Both presidents started by focusing on the wildly important when their country was troubled by the greatest economic recessions of their ages. They focused on the economy. This they did by creating employment opportunities to the majority in the lower rungs of the economy, reducing taxes (small government) and punishing corruption.

They then acted on lead measures as an execution discipline when both launched the most comprehensive economic stimulus packages, thereby injecting hundreds of millions of dollars into the local economies while providing the much-needed employment to almost each and every household and engendering circulation of money locally. Such initiatives have the potential to increase people’s ability to pay taxes while broadening the tax base at the same time.
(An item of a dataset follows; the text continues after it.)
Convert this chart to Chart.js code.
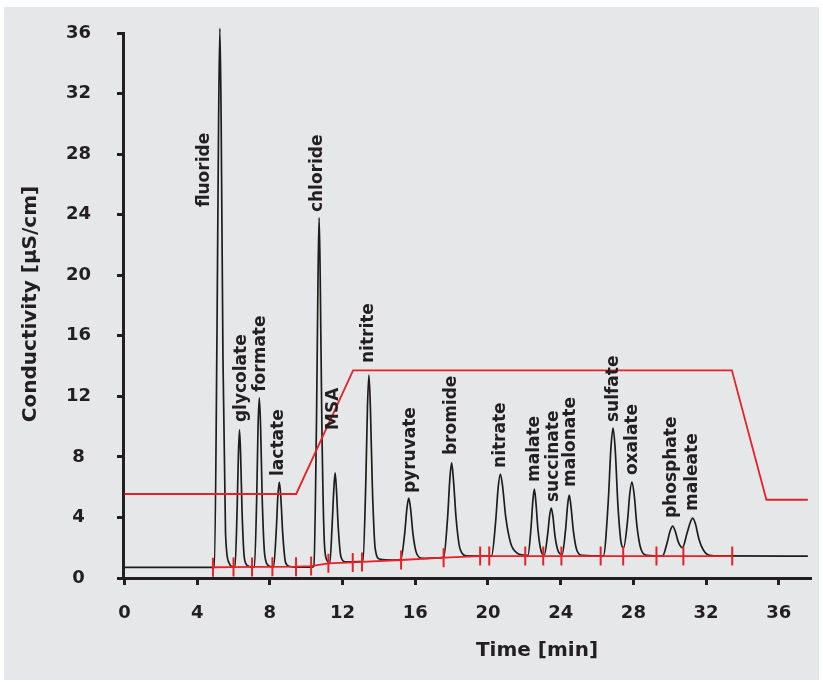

Why is Ruto not executing a comprehensive economic stimulus package targeting millions of youth who are unemployed, either formally or informally?

Ruto hopes that by bringing politicians into his cabinet, there will be increased communication of his scorecard. This will, however, only work if he adopts a comprehensive communication framework like the “fireside” chats of Roosevelt with targeted content for relevant media, increased truth and predictability in government communication.